Day 6 of Vegan MOFO at Don’t Fear The Vegan and though a bit tired I am so happy I took part in this. Via comments and the few blogs I have had the chance to check out I have met some amazing bloggers. I look forward to tomorrow because I will finally have the opportunity to sit and read others posts!
While I was working out what to do for each letter of the alphabet I requested the help of my family. My daughter was adamant that F was for fun. The blog has been a family project from day one and I could tell this was very important to the little one so I decided to go with it.
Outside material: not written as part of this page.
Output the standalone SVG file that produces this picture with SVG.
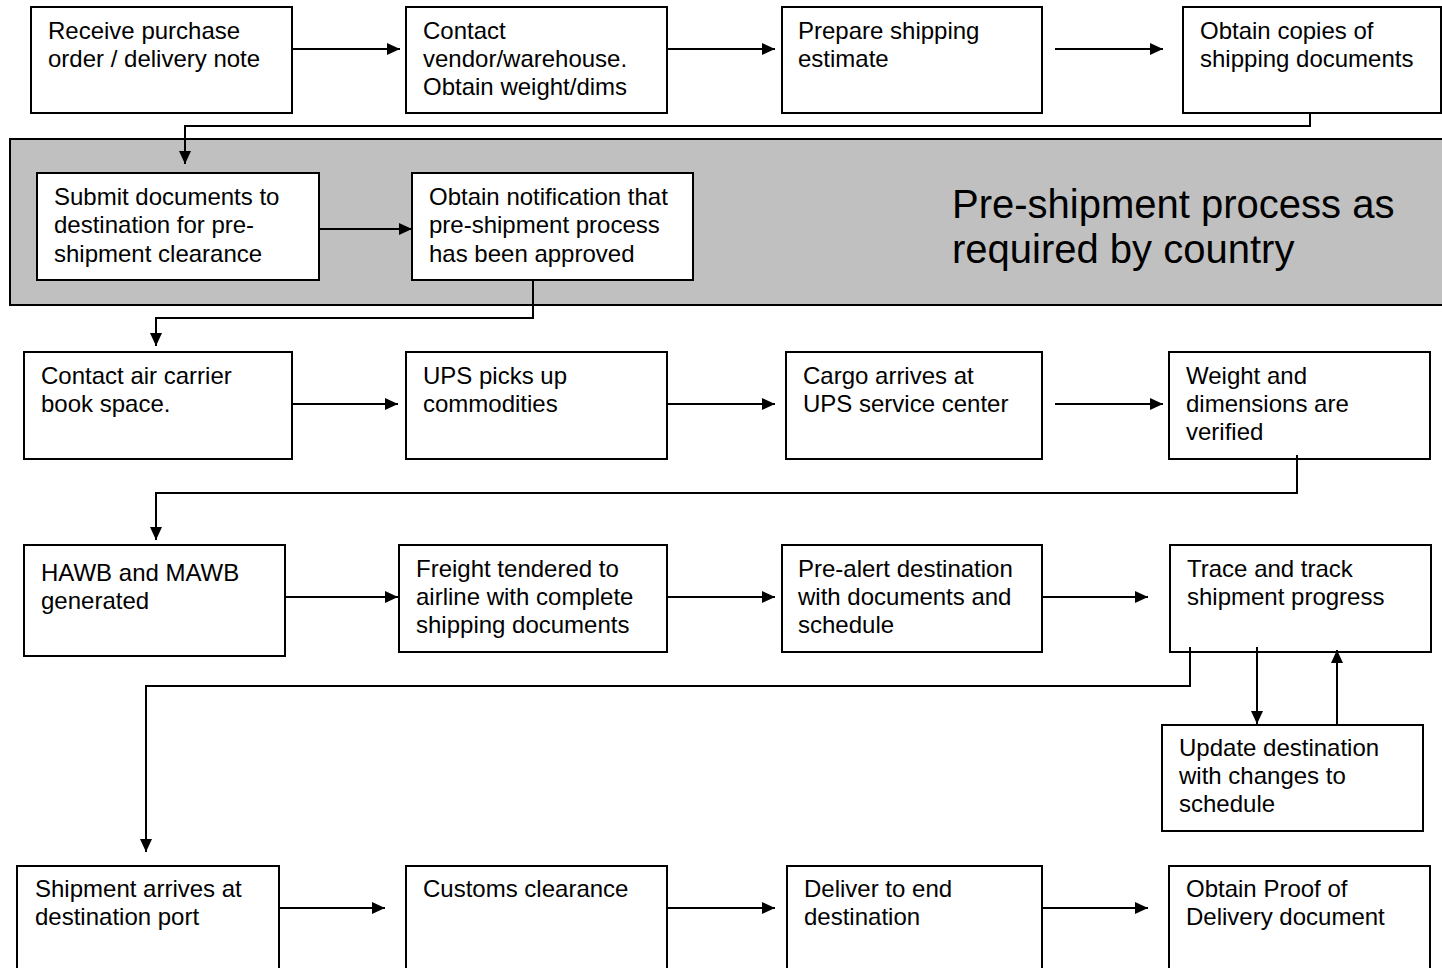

As a child I loved helping my parents in the kitchen. As an adult I enjoy my daughter helping me cook even more. In order to get her interested the recipes need to be interesting and fun. She loves whisking, using the food processor, measuring, rolling dough and using cookie cutters. For this recipe I was able to incorporate four of her five favorites so she was pretty content. The fact that she was able to snack on the grated cheese was a bonus.
So from the A is for Agar post I had a lot of left over cheese to use so I went searching for an idea to use it for. In my quest I came across a non vegan version of homemade Goldfish crackers at Smitten Kitchen. It reminded me of how much I use to love those and decided that would be the recipe I would veganize to use up my cheese. We opted for Halloween cookie cutters so we could serve them at the kids costume dance party this weekend. Unfortunately, they came out so good I don’t see them lasting the next twenty-four hours.
We lost count after 250 crackers. With the last bit of dough we decided to make cheesy twist which were amazing and would be a great accompaniment for soup or with dips this holiday season. I am more excited about this recipe than I have been about any in a long time. Definitely recreated something I loved in my childhood to experience with my daughter. We had a lot of fun!!
3 cups grated Cheese – I used the cheese I made in A is for Agar
3/4 cups vegan butter
2 1/4 cups unbleached all-purpose flour
1/4 cups nutritional yeast
1/2 tsp seasoning salt
In a food processor with a dough blade mix all ingredients. Blend until it forms a ball and the bowl is clean. It took about three minutes. Put dough in a bowl dusted with flour and refrigerate for 45 minutes.
Preheat oven to 350 degrees. Line cookie sheets with parchment paper. Flour counter surface and using half the dough (keep the other half refrigerated until ready to use) and roll it until it’s 1/8″ thick. Cut out and place on cookie sheets. Bake for 10 – 12 minutes until golden brown. Place cookie sheet on cooling rack. Eat hot or cold. We lost count at 232, but I am pretty sure we made close to 300 not counting the cheese sticks.